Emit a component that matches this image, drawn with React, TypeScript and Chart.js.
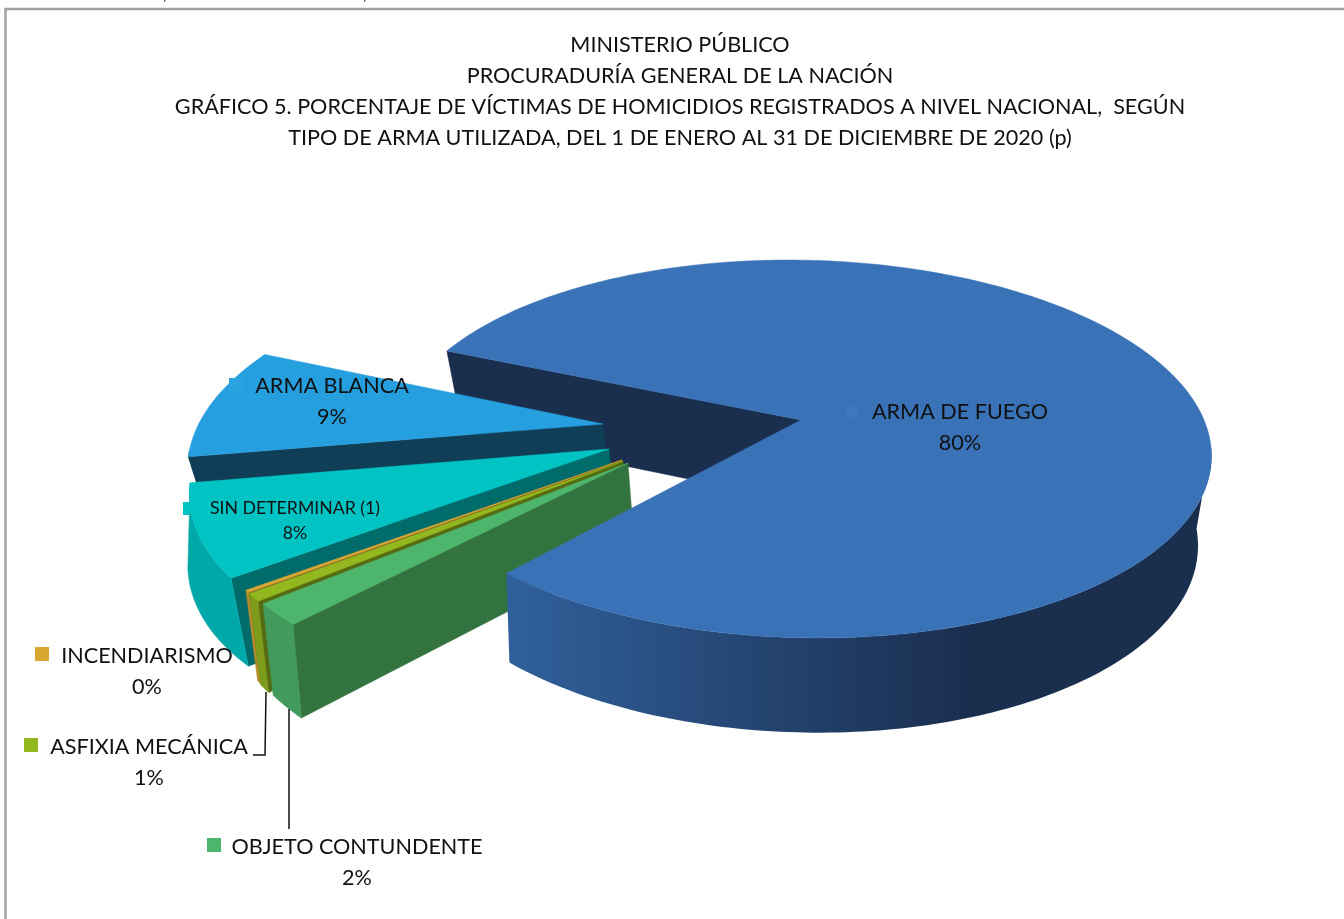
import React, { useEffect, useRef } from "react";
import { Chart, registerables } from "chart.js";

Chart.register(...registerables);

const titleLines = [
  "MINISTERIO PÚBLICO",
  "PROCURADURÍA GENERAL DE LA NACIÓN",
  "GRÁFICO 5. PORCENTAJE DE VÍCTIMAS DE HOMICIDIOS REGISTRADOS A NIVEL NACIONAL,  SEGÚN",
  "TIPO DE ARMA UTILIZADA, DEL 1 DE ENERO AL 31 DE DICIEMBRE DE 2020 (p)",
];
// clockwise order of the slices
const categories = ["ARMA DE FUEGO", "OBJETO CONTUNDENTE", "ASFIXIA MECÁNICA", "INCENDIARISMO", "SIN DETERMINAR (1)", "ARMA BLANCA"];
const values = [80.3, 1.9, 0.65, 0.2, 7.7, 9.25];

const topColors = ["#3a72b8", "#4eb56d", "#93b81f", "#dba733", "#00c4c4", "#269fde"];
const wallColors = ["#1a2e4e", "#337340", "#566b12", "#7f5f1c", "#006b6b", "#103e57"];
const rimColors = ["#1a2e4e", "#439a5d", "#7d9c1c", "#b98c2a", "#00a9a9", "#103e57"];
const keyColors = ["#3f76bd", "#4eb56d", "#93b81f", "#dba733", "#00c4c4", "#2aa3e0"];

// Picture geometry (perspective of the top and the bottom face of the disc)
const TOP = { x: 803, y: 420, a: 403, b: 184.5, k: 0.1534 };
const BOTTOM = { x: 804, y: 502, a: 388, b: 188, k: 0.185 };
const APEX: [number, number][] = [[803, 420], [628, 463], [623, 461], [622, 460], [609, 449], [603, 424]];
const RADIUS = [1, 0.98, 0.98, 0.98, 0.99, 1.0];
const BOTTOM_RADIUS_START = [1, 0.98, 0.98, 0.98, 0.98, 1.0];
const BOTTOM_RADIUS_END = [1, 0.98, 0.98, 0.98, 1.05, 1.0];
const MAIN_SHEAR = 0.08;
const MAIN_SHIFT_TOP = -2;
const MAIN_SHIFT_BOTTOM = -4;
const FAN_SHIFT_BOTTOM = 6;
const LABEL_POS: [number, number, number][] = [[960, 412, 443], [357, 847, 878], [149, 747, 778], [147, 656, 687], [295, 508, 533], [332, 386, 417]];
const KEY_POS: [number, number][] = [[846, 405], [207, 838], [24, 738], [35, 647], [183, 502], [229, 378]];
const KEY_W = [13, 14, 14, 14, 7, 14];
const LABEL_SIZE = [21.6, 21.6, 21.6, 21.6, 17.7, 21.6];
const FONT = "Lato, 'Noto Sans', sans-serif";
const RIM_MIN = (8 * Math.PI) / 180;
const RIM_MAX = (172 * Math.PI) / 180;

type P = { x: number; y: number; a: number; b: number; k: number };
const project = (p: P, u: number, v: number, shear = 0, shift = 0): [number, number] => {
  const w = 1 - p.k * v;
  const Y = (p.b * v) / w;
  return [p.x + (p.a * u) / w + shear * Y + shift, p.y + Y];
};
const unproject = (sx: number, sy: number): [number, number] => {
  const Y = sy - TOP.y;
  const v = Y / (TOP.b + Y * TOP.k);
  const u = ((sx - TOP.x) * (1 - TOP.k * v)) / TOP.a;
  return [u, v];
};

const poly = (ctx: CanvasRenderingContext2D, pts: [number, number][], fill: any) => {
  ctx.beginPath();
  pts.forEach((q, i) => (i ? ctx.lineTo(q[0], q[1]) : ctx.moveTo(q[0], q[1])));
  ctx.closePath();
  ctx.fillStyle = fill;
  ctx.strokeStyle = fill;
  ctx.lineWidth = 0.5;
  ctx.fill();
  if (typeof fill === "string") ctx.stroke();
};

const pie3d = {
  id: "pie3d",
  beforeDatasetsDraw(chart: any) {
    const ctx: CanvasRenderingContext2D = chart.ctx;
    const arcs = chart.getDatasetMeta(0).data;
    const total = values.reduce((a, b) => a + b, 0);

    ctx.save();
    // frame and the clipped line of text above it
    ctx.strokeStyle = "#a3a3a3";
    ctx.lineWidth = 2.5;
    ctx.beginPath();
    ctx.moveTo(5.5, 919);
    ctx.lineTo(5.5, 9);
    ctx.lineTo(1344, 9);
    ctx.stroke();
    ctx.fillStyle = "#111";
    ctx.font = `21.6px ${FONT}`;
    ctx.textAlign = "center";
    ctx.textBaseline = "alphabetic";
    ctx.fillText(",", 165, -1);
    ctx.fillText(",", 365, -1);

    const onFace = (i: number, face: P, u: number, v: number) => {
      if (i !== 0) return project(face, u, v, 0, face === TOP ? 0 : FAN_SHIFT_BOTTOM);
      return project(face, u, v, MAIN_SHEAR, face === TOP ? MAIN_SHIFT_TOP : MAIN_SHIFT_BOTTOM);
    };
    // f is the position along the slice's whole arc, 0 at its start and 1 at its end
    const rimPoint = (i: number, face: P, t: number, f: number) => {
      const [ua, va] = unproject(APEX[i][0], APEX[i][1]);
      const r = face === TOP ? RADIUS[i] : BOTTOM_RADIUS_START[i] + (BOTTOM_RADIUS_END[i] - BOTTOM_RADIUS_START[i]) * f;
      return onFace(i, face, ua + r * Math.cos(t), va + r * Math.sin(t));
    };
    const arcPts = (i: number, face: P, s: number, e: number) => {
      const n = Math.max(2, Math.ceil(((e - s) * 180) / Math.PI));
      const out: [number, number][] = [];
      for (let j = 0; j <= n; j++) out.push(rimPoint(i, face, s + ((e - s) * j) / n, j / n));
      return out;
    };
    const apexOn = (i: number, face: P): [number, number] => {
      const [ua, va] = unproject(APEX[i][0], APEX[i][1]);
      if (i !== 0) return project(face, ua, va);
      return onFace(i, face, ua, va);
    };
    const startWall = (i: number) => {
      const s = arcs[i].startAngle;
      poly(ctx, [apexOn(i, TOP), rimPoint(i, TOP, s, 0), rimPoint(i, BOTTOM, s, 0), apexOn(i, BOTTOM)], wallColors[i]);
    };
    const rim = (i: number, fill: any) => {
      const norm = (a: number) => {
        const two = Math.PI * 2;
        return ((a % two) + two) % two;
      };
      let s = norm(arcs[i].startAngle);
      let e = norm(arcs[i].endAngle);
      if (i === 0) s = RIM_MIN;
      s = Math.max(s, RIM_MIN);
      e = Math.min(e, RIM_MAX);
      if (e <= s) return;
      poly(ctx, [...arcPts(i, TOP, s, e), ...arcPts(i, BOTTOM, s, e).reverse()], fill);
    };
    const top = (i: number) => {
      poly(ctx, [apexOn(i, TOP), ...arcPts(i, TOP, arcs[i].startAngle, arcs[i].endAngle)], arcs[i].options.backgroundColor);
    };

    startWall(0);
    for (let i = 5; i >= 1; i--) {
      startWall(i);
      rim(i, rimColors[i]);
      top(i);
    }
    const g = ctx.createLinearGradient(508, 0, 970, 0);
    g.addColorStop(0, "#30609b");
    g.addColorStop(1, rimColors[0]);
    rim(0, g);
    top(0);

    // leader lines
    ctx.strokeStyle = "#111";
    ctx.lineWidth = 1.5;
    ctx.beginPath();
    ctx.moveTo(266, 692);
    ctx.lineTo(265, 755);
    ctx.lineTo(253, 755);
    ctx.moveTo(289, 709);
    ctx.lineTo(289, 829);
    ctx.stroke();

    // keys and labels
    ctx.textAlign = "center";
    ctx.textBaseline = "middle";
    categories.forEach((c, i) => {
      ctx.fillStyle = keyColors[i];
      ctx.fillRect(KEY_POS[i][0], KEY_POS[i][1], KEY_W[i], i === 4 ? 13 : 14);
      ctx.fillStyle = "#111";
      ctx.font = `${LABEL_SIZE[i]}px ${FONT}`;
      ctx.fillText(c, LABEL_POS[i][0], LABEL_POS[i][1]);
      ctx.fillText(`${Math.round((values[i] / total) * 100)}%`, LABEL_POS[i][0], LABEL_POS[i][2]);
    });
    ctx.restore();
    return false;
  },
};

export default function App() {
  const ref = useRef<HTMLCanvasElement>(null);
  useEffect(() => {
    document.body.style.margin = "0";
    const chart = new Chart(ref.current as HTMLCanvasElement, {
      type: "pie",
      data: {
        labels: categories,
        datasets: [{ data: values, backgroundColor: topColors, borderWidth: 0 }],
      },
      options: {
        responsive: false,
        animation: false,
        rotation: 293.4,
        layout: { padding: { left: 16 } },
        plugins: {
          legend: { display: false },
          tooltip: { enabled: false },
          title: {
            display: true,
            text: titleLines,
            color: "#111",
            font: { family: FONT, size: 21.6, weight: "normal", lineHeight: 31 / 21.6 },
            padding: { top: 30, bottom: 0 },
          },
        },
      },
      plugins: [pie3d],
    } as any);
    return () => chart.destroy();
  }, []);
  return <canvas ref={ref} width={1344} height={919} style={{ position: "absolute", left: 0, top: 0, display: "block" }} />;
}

---

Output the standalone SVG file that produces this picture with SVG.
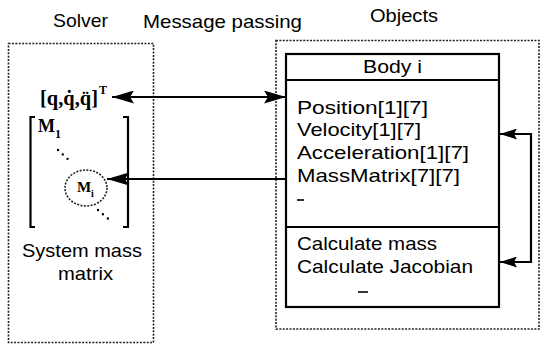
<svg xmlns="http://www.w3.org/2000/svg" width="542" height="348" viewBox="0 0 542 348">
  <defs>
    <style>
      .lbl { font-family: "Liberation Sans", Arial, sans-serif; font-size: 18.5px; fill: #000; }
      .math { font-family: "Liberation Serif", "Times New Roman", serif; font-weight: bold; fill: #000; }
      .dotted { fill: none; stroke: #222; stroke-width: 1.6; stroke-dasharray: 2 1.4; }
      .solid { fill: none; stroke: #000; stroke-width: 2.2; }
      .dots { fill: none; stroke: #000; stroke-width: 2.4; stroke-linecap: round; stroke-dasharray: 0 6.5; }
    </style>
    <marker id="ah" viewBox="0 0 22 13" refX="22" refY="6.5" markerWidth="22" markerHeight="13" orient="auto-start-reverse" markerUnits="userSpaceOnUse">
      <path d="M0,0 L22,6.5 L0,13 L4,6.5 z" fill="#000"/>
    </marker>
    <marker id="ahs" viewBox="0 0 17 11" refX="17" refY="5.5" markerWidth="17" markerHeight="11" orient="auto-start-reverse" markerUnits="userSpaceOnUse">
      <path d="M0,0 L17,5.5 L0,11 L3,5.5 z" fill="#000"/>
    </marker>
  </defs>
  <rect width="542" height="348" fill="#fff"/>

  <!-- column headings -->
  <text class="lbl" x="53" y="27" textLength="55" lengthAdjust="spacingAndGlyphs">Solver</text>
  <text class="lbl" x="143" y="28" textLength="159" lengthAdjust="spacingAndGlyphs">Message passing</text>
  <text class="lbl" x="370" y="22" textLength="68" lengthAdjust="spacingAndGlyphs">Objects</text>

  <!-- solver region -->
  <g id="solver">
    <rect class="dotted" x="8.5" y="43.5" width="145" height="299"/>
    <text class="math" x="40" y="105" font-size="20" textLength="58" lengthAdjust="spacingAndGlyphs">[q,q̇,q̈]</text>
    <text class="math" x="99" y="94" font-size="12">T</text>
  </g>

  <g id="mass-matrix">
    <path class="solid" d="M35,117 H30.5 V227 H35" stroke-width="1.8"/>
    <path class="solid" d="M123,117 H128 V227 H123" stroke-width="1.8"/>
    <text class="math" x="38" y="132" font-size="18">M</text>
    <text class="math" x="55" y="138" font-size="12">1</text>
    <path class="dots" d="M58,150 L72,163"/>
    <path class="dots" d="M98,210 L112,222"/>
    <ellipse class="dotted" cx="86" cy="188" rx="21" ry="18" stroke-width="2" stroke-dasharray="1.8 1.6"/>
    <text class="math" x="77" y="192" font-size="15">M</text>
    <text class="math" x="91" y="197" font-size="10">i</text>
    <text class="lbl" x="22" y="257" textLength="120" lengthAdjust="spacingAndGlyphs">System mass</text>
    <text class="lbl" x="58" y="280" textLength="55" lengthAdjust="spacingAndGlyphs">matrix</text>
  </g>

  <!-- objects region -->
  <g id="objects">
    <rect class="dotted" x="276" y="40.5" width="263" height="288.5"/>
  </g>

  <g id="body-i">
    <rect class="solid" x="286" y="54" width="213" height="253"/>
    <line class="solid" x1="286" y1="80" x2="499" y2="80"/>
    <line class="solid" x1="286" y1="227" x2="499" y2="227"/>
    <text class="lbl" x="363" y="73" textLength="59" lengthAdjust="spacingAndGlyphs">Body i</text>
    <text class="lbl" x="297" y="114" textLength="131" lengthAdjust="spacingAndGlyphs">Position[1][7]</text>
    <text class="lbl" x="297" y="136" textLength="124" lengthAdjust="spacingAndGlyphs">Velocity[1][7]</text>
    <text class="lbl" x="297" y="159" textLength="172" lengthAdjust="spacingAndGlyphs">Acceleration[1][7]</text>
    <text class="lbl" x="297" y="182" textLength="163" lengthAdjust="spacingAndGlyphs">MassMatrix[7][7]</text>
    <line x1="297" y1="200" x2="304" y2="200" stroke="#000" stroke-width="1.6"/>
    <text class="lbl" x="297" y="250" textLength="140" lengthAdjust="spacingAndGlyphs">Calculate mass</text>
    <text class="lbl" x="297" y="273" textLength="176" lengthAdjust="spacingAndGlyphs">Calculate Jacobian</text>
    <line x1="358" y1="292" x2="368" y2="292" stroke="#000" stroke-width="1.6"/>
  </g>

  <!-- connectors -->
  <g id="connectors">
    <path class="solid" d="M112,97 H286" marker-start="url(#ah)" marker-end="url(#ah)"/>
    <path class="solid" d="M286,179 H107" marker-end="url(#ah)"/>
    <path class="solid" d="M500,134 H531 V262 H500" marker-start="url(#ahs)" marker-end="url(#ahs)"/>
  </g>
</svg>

---

In the listing above, find the line with "Emit a component" and the line with "const values = [80.3, 1.9, 0.65, 0.2, 7.7, 9.25];". Set down both and every line between them, minus the pictures.

• **REPLY TO THE EXERCISE**:
Emit a component that matches this image, drawn with React, TypeScript and Chart.js.
import React, { useEffect, useRef } from "react";
import { Chart, registerables } from "chart.js";

Chart.register(...registerables);

const titleLines = [
  "MINISTERIO PÚBLICO",
  "PROCURADURÍA GENERAL DE LA NACIÓN",
  "GRÁFICO 5. PORCENTAJE DE VÍCTIMAS DE HOMICIDIOS REGISTRADOS A NIVEL NACIONAL,  SEGÚN",
  "TIPO DE ARMA UTILIZADA, DEL 1 DE ENERO AL 31 DE DICIEMBRE DE 2020 (p)",
];
// clockwise order of the slices
const categories = ["ARMA DE FUEGO", "OBJETO CONTUNDENTE", "ASFIXIA MECÁNICA", "INCENDIARISMO", "SIN DETERMINAR (1)", "ARMA BLANCA"];
const values = [80.3, 1.9, 0.65, 0.2, 7.7, 9.25];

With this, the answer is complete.